In all, the Mercedes-Benz R-class is the crossover vehicle that, so far, best fulfills the promise of the species. It's a vehicle that really does deliver all the stuff people like about SUVs without the disadvantages that go with driving an off-road vehicle on paved roads.


Mercedes-Benz's sister-company, Chrysler, already has a vehicle rather like this called the Pacifica. But the two share no components and they're really very different from one another. The Pacifica, while it also drives nicely for a vehicle of its size, is more minivan-ish in shape and SUV-ish in driving character than the R-class.

While the R-class is four inches longer than the Chrysler Pacifica -- and it has a 10-inch longer wheelbase, making for a wider turning circle -- the R-class is much easier to manage in a crowd than it's wide-hipped, narrow-windowed cousin

The R-class is based on the same engineering platform as the Mercedes M-class SUV, which is already a very pavement-friendly machine except for some noisy tires. Lengthened and lowered, the R offers a different experience but whether it's better will depend on your driving tastes and your need for additional seats.

Like the Pacifica, though, the R seats only six, at most, not seven. There is no center seating position in either the second or third rows. That didn't bother me much, but some people I showed the car to were baffled by how much space was being devoted to seating "just" six people. Also, the space between the second row seats isn't used for console storage. Or anything else, that I could tell. That does seem like a waste.

At almost 17 feet, the R takes up about as much space as a large SUV. The fact that the R carries that length close to the ground makes maneuvering it in tight spaces much easier, though. Visibility is excellent all the way around and, since you're looking straight at other cars rather than over them, you can tell how much room you've got as you maneuver into a parking space.

On a long interstate cruise, where the R-class is most in its element, it makes a nicely luxurious cruiser with plenty of room to stretch out. Given its overall size, luggage space seems puny with the third row up, but it's more than ample in four-seat mode.

Pushing it

On curvy roads, the R feels a little strange at first. It's just odd having the back wheels so far behind you. Punching the "sport" mode button for the suspension settings brings body movements under tight control. From the driver's seat, it feels genuinely car-like. Full-time all-wheel-drive helps keep everything in line in and out of winding turns. The tires squeal a bit too easily, though, signaling a need for grippier treads.
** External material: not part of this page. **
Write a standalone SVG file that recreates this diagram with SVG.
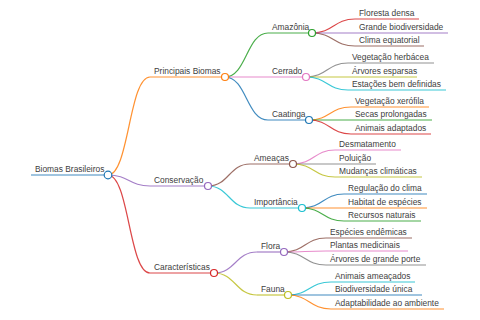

The R-500's V-8 engine and seven speed automatic transmission make for a really lively pair. The power comes on early and just keeps on coming. Gear shifts are seamlessly smooth.

As with all Mercedes-Benz cars, control interfaces all needlessly complicated and, to put it politely, counter-intuitive. (Yes, I did take the time to sit and figure it all out and, no, I am not one of those people who can't get the pictures off his digital camera, thank you very much.)

It's too soon to tell with the new Mercedes-Benz SUVs, but reliability has been an issue in the recent past with Mercedes cars. Among European carmakers, they are hardly alone in that.

The version I drove, the R-500, had a starting sticker price of about $55,500. (The R-350, which has a smaller V-6 engine, starts at about $49,000.) With options like the giant sunroof and an upgraded stereo the car I tested costs about $67,000. Still, it didn't include two of my favorite options, a rear seat entertainment system (Happy kids mean happy drivers!) and dynamic cruise control, which allows you to set a speed and a following distance so that your speed can automatically adjusts to traffic flow.

Still, I would happily open that big sunroof again and just sail on.